6. Mathematics / A. Nature of Mathematics / 3. Nature of Numbers / a. Numbers
Obtaining numbers by abstraction is impossible - there are too many; only a rule could give them, in order [Benacerraf]
     Full Idea: Not all numbers could possibly have been learned à la Frege-Russell, because we could not have performed that many distinct acts of abstraction. Somewhere along the line a rule had to come in to enable us to obtain more numbers, in the natural order.
     From: Paul Benacerraf (Logicism, Some Considerations (PhD) [1960], p.165)
     A reaction: Follows on from Idea 13411. I'm not sure how Russell would deal with this, though I am sure his account cannot be swept aside this easily. Nevertheless this seems powerful and convincing, approaching the problem through the epistemology.

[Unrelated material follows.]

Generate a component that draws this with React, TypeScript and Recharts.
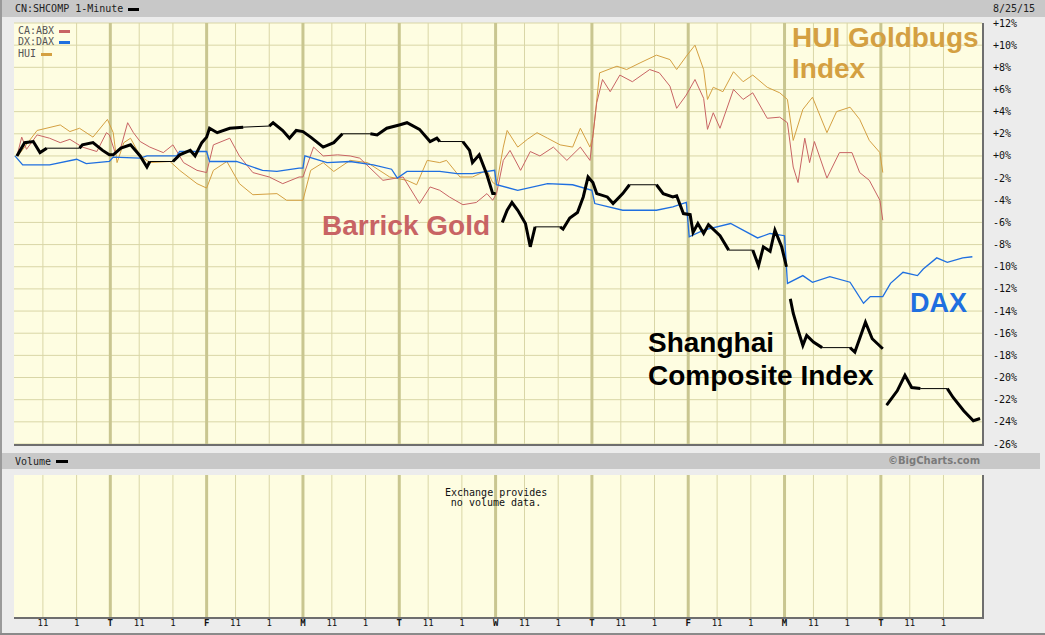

We must explain how we know so many numbers, and recognise ones we haven't met before [Benacerraf]
     Full Idea: Both ordinalists and cardinalists, to account for our number words, have to account for the fact that we know so many of them, and that we can 'recognize' numbers which we've neither seen nor heard.
     From: Paul Benacerraf (Logicism, Some Considerations (PhD) [1960], p.166)
     A reaction: This seems an important contraint on any attempt to explain numbers. Benacerraf is an incipient structuralist, and here presses the importance of rules in our grasp of number. Faced with 42,578,645, we perform an act of deconstruction to grasp it.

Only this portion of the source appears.